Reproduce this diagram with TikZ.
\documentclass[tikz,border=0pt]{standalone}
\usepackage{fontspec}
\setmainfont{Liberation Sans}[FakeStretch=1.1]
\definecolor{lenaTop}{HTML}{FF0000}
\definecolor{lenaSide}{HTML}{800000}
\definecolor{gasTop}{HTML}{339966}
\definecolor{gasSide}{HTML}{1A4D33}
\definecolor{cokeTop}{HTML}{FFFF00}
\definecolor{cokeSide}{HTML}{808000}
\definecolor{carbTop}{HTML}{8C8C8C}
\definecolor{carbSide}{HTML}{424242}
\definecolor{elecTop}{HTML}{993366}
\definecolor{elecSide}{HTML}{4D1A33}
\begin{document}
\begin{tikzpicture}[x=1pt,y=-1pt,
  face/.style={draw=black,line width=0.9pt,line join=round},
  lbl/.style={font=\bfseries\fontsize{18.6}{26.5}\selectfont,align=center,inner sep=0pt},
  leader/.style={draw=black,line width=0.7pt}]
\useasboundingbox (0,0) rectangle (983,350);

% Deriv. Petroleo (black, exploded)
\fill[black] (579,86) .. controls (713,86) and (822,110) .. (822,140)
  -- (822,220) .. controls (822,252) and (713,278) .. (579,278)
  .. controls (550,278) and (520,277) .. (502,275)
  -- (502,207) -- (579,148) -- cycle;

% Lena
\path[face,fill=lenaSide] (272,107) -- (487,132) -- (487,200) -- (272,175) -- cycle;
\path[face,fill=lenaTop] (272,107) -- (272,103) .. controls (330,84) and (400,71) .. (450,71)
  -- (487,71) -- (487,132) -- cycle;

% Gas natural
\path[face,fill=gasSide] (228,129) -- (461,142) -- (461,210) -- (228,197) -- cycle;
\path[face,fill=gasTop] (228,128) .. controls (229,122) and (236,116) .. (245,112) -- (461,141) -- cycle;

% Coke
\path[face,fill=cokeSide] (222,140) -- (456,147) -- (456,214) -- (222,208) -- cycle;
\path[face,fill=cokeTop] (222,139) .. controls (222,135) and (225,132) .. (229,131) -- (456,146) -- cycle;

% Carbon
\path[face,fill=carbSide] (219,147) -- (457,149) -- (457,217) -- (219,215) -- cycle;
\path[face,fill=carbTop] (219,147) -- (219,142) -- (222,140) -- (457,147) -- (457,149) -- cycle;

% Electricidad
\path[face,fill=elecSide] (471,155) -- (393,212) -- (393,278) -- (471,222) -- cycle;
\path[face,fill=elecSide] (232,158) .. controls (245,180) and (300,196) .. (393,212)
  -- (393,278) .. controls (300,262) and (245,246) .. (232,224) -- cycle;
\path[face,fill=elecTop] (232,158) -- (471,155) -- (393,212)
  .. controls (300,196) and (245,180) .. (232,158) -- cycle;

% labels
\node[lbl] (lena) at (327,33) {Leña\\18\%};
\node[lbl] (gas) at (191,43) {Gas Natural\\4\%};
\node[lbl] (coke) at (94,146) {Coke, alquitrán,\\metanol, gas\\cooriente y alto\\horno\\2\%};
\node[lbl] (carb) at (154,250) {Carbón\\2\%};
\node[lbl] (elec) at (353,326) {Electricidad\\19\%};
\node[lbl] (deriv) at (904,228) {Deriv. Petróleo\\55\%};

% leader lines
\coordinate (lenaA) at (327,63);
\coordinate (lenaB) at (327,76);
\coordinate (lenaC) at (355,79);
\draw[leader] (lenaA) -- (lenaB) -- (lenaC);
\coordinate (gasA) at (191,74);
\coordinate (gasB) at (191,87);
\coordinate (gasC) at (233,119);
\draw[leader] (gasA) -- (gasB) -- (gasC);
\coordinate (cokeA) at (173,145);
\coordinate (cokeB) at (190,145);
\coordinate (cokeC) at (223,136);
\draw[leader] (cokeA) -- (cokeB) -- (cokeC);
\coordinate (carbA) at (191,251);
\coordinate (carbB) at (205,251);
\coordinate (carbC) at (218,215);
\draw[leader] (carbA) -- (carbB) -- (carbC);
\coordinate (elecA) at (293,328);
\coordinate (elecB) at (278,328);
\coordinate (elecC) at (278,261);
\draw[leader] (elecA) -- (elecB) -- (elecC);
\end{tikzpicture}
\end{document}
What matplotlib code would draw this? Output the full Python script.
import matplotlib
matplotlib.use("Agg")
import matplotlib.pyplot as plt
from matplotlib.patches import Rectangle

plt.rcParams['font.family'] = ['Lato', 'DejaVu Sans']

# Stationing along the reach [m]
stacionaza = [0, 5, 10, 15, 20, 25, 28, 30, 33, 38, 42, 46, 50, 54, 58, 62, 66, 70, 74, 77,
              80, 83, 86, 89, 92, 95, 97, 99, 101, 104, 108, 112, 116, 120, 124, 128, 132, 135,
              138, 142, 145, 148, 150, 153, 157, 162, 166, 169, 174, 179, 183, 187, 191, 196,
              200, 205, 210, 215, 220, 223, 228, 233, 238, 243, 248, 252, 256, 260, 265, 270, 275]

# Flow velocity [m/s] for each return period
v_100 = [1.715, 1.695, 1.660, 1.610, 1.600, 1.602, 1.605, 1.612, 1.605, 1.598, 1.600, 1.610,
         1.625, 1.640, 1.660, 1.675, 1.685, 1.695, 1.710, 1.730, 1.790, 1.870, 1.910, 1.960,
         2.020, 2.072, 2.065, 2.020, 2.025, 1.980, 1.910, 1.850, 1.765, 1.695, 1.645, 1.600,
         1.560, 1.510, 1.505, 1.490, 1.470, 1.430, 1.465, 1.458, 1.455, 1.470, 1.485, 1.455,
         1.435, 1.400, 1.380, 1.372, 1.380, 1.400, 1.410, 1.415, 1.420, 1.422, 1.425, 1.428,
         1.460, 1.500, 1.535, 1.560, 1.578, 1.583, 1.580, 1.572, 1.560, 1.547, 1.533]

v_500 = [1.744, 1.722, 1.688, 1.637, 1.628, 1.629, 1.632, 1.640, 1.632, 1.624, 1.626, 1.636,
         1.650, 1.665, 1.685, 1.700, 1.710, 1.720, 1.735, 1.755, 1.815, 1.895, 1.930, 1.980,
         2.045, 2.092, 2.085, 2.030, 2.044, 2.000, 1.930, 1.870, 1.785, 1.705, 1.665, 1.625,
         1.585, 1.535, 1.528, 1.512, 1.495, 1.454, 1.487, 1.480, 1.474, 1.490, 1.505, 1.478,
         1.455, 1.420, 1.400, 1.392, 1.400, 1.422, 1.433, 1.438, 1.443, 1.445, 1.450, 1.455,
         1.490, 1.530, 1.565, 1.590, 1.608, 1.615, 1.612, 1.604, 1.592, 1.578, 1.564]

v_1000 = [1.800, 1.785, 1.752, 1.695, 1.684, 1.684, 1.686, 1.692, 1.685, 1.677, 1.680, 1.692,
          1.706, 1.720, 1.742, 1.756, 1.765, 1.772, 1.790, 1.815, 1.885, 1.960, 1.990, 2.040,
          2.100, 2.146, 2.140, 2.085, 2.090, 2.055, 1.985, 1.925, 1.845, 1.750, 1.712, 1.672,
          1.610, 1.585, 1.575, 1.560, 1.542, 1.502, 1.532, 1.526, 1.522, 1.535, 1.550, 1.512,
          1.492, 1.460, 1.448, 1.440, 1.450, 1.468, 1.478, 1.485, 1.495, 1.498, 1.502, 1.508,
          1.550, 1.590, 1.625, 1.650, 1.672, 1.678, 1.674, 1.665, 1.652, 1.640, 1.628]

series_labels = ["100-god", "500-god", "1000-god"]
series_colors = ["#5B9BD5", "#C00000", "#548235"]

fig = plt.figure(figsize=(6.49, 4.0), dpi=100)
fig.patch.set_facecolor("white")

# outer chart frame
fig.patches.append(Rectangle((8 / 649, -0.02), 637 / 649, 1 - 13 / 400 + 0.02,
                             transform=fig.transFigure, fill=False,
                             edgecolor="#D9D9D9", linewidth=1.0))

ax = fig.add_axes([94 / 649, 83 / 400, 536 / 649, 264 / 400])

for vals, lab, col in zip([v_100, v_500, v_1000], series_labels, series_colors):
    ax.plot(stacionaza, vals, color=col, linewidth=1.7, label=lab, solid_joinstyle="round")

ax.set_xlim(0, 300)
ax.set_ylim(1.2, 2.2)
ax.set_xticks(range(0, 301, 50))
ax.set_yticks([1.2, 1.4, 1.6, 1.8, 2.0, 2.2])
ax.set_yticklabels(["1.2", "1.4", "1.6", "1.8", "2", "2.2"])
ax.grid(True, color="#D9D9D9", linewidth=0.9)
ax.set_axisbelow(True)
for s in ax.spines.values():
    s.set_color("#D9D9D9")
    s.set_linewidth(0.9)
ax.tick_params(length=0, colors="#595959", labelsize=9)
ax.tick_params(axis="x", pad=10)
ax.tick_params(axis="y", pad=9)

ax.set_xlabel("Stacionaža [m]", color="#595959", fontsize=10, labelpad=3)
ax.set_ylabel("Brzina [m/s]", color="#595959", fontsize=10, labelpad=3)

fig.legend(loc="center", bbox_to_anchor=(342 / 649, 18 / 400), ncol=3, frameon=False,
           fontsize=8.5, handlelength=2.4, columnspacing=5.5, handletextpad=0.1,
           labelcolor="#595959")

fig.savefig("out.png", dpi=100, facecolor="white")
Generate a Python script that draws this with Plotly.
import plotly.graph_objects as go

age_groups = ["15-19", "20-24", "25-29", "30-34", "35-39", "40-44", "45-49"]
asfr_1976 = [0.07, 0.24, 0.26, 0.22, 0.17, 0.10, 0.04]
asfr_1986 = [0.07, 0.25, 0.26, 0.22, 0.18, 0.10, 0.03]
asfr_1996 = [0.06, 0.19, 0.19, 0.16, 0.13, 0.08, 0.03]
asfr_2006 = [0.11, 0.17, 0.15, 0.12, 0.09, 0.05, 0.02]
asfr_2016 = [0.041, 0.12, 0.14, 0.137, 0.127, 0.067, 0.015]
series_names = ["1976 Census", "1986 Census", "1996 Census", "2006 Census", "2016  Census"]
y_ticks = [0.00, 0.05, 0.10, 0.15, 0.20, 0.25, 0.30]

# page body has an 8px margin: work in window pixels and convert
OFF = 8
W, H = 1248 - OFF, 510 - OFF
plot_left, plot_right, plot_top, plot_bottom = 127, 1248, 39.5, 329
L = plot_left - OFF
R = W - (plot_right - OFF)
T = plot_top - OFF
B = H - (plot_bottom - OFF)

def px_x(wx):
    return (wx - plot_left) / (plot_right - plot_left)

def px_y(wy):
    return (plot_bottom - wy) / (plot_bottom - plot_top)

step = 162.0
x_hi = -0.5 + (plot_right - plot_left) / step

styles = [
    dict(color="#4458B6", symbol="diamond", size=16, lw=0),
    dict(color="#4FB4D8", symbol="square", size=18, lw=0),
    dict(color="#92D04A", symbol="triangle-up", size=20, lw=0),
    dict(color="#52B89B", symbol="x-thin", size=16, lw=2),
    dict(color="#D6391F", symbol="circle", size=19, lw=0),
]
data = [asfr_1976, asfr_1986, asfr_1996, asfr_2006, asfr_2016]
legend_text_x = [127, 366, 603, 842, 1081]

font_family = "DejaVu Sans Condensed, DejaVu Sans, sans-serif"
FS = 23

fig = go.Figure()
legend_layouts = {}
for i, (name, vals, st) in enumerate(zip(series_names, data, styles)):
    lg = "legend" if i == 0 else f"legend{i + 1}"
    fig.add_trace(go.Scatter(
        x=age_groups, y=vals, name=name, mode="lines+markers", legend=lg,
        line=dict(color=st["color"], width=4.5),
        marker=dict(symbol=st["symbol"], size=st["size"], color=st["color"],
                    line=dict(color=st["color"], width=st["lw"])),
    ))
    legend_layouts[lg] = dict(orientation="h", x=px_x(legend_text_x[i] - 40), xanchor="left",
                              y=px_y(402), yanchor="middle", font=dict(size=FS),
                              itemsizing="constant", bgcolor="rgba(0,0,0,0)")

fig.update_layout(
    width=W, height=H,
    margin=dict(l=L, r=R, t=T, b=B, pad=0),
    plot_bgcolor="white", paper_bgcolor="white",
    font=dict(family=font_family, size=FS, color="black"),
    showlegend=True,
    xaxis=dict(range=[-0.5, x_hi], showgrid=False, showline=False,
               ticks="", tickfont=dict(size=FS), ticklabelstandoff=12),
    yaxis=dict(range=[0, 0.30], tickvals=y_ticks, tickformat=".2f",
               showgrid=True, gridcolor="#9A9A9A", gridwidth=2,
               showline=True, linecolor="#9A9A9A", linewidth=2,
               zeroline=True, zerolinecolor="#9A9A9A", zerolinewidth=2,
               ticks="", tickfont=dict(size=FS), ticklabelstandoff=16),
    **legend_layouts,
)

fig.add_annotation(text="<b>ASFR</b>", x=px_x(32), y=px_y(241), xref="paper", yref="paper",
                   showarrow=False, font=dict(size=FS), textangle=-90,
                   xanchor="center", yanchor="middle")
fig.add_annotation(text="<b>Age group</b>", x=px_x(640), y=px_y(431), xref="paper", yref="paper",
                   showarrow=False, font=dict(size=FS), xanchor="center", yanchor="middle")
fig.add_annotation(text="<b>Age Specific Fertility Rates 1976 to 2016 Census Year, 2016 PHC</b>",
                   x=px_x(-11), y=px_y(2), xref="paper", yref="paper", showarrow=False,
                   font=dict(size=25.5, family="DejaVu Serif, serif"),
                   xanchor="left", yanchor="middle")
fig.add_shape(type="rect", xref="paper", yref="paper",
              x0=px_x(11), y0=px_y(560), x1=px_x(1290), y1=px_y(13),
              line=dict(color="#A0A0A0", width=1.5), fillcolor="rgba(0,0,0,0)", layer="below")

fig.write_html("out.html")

### STATED TASK
Print only the lines from the top of the data above down to the line holding "(461,141) -- cycle;", inclusive.

### CORRECT ANSWER
Reproduce this diagram with TikZ.
\documentclass[tikz,border=0pt]{standalone}
\usepackage{fontspec}
\setmainfont{Liberation Sans}[FakeStretch=1.1]
\definecolor{lenaTop}{HTML}{FF0000}
\definecolor{lenaSide}{HTML}{800000}
\definecolor{gasTop}{HTML}{339966}
\definecolor{gasSide}{HTML}{1A4D33}
\definecolor{cokeTop}{HTML}{FFFF00}
\definecolor{cokeSide}{HTML}{808000}
\definecolor{carbTop}{HTML}{8C8C8C}
\definecolor{carbSide}{HTML}{424242}
\definecolor{elecTop}{HTML}{993366}
\definecolor{elecSide}{HTML}{4D1A33}
\begin{document}
\begin{tikzpicture}[x=1pt,y=-1pt,
  face/.style={draw=black,line width=0.9pt,line join=round},
  lbl/.style={font=\bfseries\fontsize{18.6}{26.5}\selectfont,align=center,inner sep=0pt},
  leader/.style={draw=black,line width=0.7pt}]
\useasboundingbox (0,0) rectangle (983,350);

% Deriv. Petroleo (black, exploded)
\fill[black] (579,86) .. controls (713,86) and (822,110) .. (822,140)
  -- (822,220) .. controls (822,252) and (713,278) .. (579,278)
  .. controls (550,278) and (520,277) .. (502,275)
  -- (502,207) -- (579,148) -- cycle;

% Lena
\path[face,fill=lenaSide] (272,107) -- (487,132) -- (487,200) -- (272,175) -- cycle;
\path[face,fill=lenaTop] (272,107) -- (272,103) .. controls (330,84) and (400,71) .. (450,71)
  -- (487,71) -- (487,132) -- cycle;

% Gas natural
\path[face,fill=gasSide] (228,129) -- (461,142) -- (461,210) -- (228,197) -- cycle;
\path[face,fill=gasTop] (228,128) .. controls (229,122) and (236,116) .. (245,112) -- (461,141) -- cycle;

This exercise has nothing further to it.